• What you have to do: Carry none of the pictures over; set down the material below exactly.

__________

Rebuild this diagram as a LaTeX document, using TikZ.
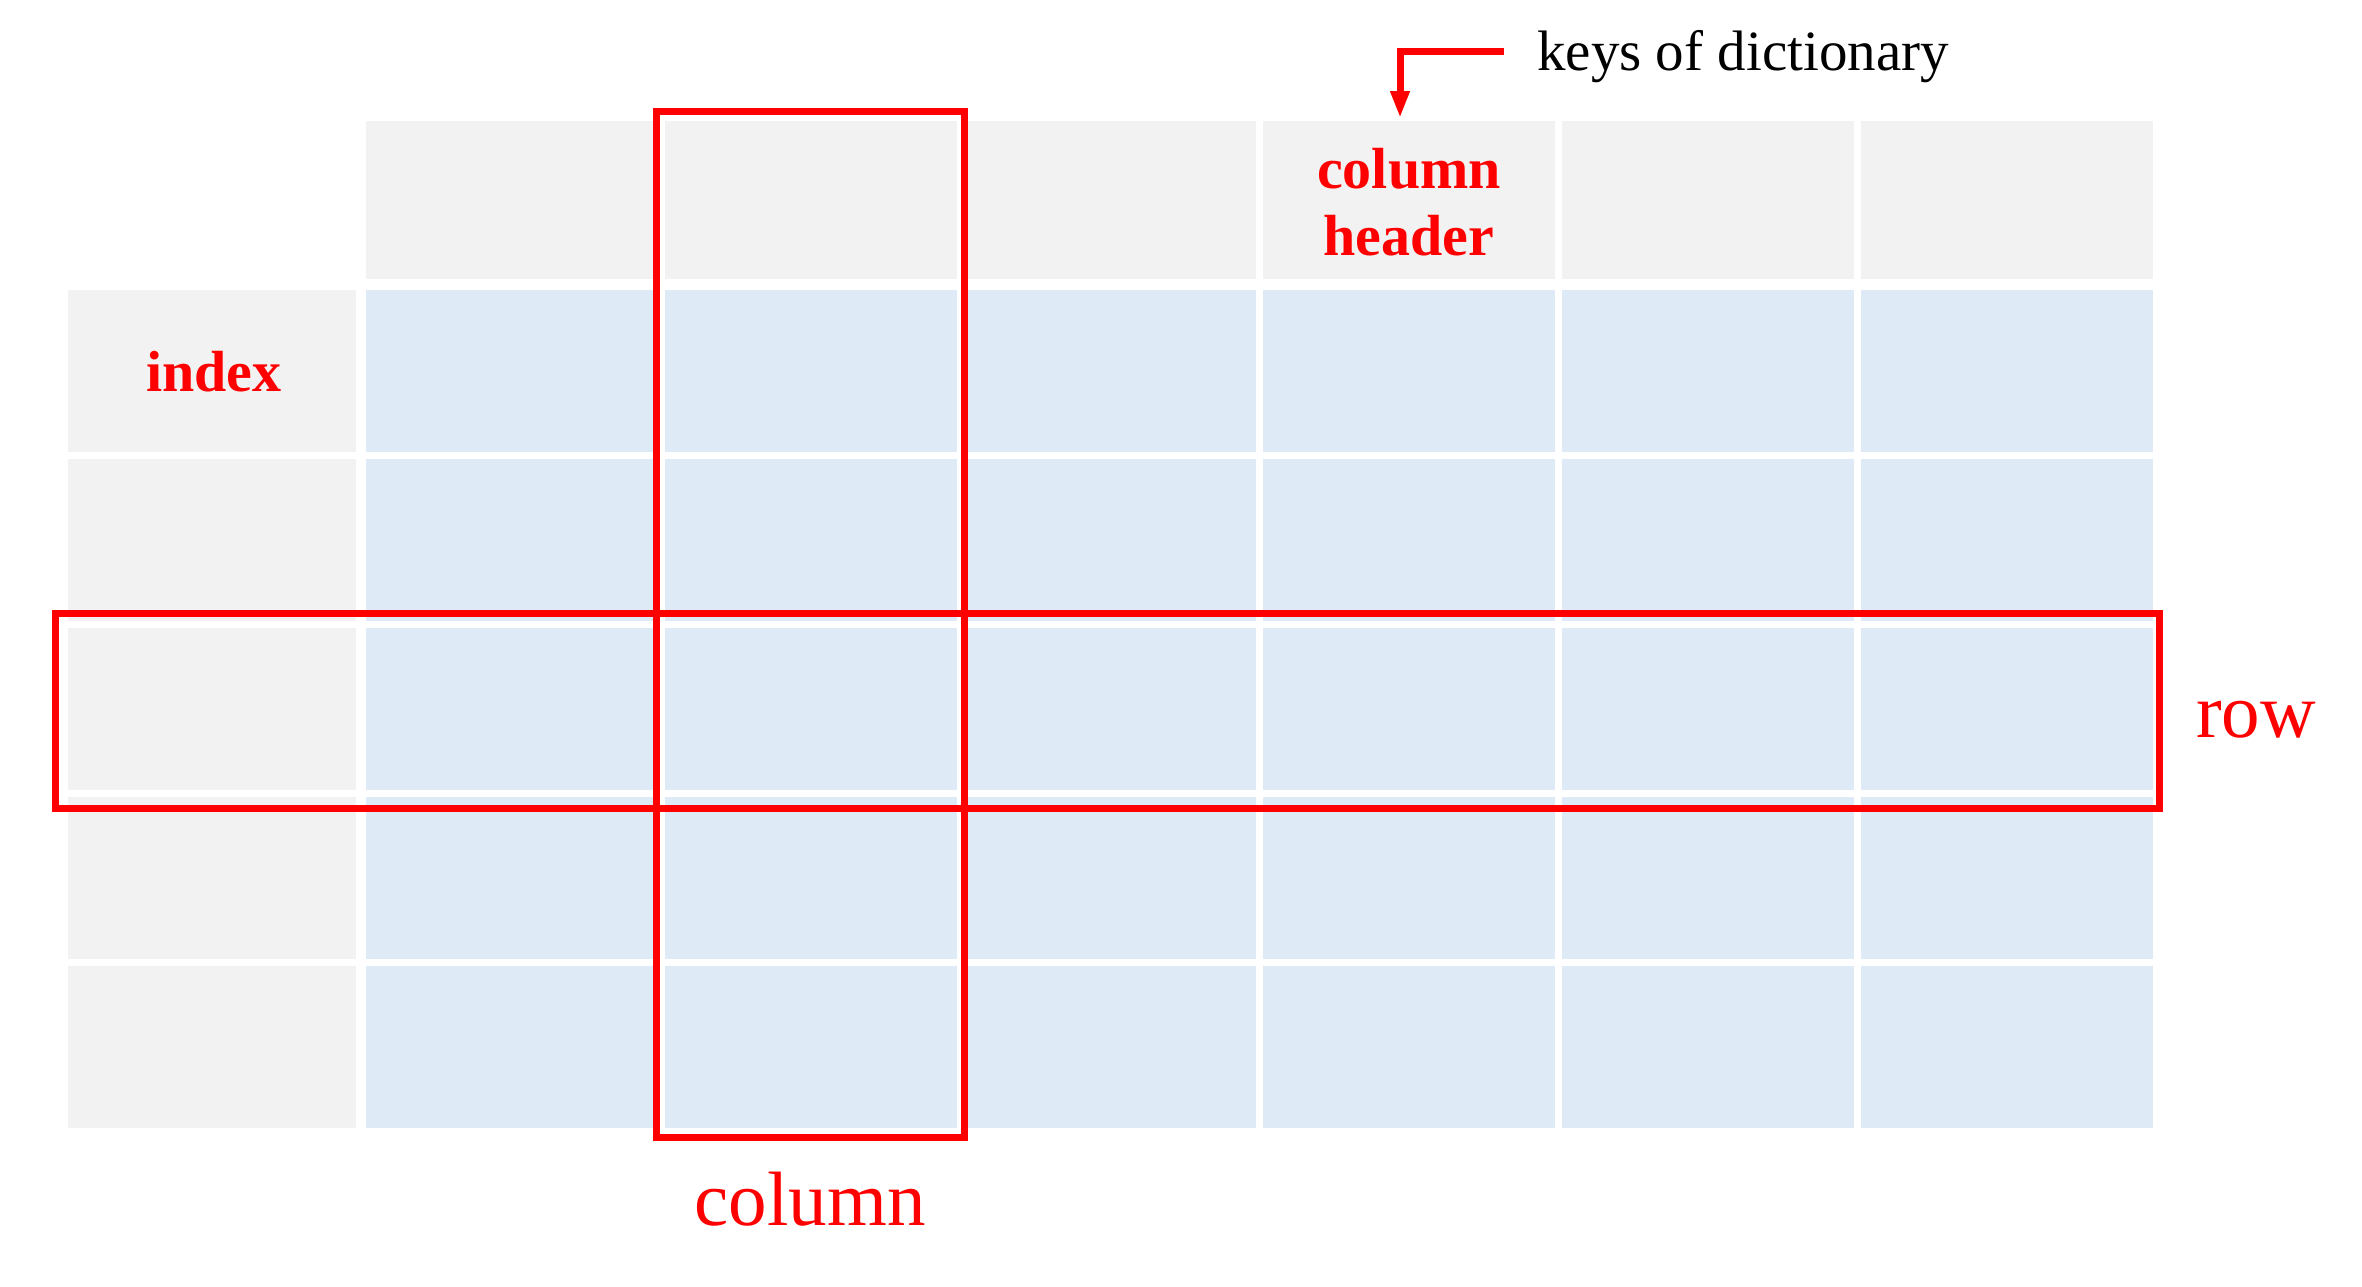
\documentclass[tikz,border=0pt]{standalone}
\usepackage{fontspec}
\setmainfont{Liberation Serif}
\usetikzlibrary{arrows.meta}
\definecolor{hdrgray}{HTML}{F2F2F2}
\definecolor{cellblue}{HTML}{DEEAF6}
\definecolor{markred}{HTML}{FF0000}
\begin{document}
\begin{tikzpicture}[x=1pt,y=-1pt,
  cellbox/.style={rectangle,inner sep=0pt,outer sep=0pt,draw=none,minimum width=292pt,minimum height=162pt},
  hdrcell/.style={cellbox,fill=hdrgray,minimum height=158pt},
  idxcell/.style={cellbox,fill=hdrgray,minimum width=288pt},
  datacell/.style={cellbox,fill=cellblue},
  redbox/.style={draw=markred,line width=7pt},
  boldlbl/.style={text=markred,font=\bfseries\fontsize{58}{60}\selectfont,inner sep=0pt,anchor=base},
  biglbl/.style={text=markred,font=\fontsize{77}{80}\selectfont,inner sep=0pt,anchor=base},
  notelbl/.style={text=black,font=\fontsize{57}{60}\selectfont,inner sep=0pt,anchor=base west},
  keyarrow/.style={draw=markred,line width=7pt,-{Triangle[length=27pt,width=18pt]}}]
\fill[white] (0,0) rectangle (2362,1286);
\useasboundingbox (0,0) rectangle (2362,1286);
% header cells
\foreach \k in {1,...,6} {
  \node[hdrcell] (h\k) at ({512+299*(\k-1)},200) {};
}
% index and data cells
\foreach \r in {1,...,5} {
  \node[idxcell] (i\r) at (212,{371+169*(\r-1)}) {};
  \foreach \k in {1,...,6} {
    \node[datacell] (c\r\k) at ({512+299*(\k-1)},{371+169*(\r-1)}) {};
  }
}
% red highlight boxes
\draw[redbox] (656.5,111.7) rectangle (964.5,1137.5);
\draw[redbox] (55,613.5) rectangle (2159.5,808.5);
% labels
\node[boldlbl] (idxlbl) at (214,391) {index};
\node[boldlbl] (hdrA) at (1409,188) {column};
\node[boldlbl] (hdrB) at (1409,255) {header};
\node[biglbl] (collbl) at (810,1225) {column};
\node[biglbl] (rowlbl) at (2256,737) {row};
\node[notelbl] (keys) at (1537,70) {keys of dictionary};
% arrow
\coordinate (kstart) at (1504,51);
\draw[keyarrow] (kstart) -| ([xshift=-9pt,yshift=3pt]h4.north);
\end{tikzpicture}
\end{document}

__________

• Exercise solution:
Rebuild this diagram as a LaTeX document, using TikZ.
\documentclass[tikz,border=0pt]{standalone}
\usepackage{fontspec}
\setmainfont{Liberation Serif}
\usetikzlibrary{arrows.meta}
\definecolor{hdrgray}{HTML}{F2F2F2}
\definecolor{cellblue}{HTML}{DEEAF6}
\definecolor{markred}{HTML}{FF0000}
\begin{document}
\begin{tikzpicture}[x=1pt,y=-1pt,
  cellbox/.style={rectangle,inner sep=0pt,outer sep=0pt,draw=none,minimum width=292pt,minimum height=162pt},
  hdrcell/.style={cellbox,fill=hdrgray,minimum height=158pt},
  idxcell/.style={cellbox,fill=hdrgray,minimum width=288pt},
  datacell/.style={cellbox,fill=cellblue},
  redbox/.style={draw=markred,line width=7pt},
  boldlbl/.style={text=markred,font=\bfseries\fontsize{58}{60}\selectfont,inner sep=0pt,anchor=base},
  biglbl/.style={text=markred,font=\fontsize{77}{80}\selectfont,inner sep=0pt,anchor=base},
  notelbl/.style={text=black,font=\fontsize{57}{60}\selectfont,inner sep=0pt,anchor=base west},
  keyarrow/.style={draw=markred,line width=7pt,-{Triangle[length=27pt,width=18pt]}}]
\fill[white] (0,0) rectangle (2362,1286);
\useasboundingbox (0,0) rectangle (2362,1286);
% header cells
\foreach \k in {1,...,6} {
  \node[hdrcell] (h\k) at ({512+299*(\k-1)},200) {};
}
% index and data cells
\foreach \r in {1,...,5} {
  \node[idxcell] (i\r) at (212,{371+169*(\r-1)}) {};
  \foreach \k in {1,...,6} {
    \node[datacell] (c\r\k) at ({512+299*(\k-1)},{371+169*(\r-1)}) {};
  }
}
% red highlight boxes
\draw[redbox] (656.5,111.7) rectangle (964.5,1137.5);
\draw[redbox] (55,613.5) rectangle (2159.5,808.5);
% labels
\node[boldlbl] (idxlbl) at (214,391) {index};
\node[boldlbl] (hdrA) at (1409,188) {column};
\node[boldlbl] (hdrB) at (1409,255) {header};
\node[biglbl] (collbl) at (810,1225) {column};
\node[biglbl] (rowlbl) at (2256,737) {row};
\node[notelbl] (keys) at (1537,70) {keys of dictionary};
% arrow
\coordinate (kstart) at (1504,51);
\draw[keyarrow] (kstart) -| ([xshift=-9pt,yshift=3pt]h4.north);
\end{tikzpicture}
\end{document}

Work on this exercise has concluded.